PROBLEM DESCRIPTION: Beginning with the first line, set down every line through the one containing "(0,0) rectangle (1568,454);", exactly as it appears, but not the pictures.

DATA EXCERPT:
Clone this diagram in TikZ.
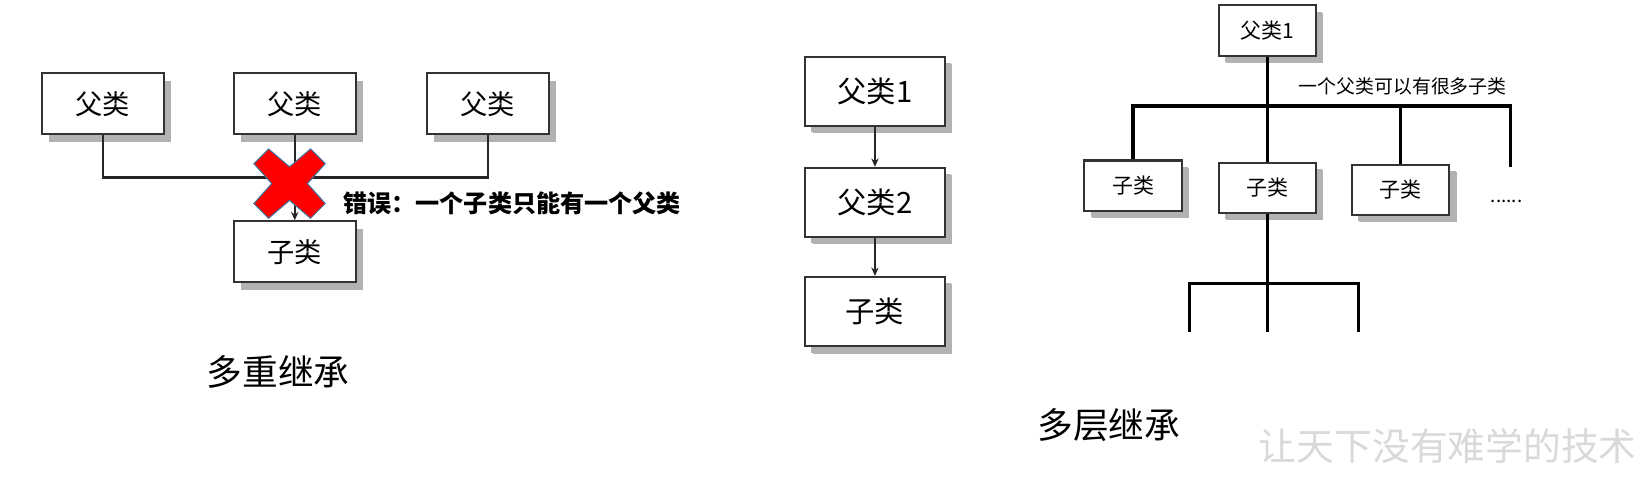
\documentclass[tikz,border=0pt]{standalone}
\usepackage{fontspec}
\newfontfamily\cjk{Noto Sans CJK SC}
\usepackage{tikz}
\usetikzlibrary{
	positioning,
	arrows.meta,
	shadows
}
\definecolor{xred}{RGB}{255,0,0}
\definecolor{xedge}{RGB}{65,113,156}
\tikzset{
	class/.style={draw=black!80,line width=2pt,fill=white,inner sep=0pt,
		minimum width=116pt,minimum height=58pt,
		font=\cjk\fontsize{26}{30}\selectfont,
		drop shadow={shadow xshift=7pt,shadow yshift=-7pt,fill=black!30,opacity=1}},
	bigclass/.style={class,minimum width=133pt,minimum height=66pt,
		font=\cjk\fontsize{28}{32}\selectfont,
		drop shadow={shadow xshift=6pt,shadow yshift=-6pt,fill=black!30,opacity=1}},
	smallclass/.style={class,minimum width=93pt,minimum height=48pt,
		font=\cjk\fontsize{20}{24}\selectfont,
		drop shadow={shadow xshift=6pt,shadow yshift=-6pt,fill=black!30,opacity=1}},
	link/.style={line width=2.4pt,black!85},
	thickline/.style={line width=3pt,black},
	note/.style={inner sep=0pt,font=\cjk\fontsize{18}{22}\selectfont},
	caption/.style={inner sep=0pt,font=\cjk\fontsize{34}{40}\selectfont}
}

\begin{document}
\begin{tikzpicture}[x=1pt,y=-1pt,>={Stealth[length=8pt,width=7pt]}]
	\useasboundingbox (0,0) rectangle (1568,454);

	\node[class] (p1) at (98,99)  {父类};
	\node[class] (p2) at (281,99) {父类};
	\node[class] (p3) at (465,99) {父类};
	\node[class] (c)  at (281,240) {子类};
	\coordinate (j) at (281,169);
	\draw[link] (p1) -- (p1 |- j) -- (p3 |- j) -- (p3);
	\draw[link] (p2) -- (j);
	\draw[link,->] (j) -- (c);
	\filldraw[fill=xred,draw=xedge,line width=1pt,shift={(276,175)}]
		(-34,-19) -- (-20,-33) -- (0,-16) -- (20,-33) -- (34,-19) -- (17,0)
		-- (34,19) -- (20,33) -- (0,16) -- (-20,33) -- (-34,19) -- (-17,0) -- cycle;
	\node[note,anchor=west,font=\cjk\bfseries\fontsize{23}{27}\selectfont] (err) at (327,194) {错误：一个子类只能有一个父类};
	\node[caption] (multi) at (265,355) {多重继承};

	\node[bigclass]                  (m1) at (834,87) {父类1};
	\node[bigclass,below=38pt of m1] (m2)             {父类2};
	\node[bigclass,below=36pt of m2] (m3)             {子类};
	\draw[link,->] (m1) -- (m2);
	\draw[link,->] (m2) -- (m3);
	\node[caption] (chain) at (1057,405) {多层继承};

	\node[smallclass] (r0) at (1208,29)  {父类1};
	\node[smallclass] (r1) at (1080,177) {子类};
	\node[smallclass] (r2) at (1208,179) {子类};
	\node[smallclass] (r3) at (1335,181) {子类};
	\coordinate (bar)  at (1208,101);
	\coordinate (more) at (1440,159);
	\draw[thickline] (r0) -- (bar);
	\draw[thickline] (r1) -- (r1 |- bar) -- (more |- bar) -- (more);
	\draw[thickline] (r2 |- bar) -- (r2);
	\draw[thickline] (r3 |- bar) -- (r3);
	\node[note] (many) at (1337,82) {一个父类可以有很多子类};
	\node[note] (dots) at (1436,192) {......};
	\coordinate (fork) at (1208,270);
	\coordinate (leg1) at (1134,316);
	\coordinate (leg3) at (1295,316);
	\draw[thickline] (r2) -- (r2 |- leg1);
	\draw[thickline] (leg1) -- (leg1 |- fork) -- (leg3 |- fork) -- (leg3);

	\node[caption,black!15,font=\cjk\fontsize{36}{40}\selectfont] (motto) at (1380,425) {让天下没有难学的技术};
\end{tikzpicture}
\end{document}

WORKED ANSWER:
Clone this diagram in TikZ.
\documentclass[tikz,border=0pt]{standalone}
\usepackage{fontspec}
\newfontfamily\cjk{Noto Sans CJK SC}
\usepackage{tikz}
\usetikzlibrary{
	positioning,
	arrows.meta,
	shadows
}
\definecolor{xred}{RGB}{255,0,0}
\definecolor{xedge}{RGB}{65,113,156}
\tikzset{
	class/.style={draw=black!80,line width=2pt,fill=white,inner sep=0pt,
		minimum width=116pt,minimum height=58pt,
		font=\cjk\fontsize{26}{30}\selectfont,
		drop shadow={shadow xshift=7pt,shadow yshift=-7pt,fill=black!30,opacity=1}},
	bigclass/.style={class,minimum width=133pt,minimum height=66pt,
		font=\cjk\fontsize{28}{32}\selectfont,
		drop shadow={shadow xshift=6pt,shadow yshift=-6pt,fill=black!30,opacity=1}},
	smallclass/.style={class,minimum width=93pt,minimum height=48pt,
		font=\cjk\fontsize{20}{24}\selectfont,
		drop shadow={shadow xshift=6pt,shadow yshift=-6pt,fill=black!30,opacity=1}},
	link/.style={line width=2.4pt,black!85},
	thickline/.style={line width=3pt,black},
	note/.style={inner sep=0pt,font=\cjk\fontsize{18}{22}\selectfont},
	caption/.style={inner sep=0pt,font=\cjk\fontsize{34}{40}\selectfont}
}

\begin{document}
\begin{tikzpicture}[x=1pt,y=-1pt,>={Stealth[length=8pt,width=7pt]}]
	\useasboundingbox (0,0) rectangle (1568,454);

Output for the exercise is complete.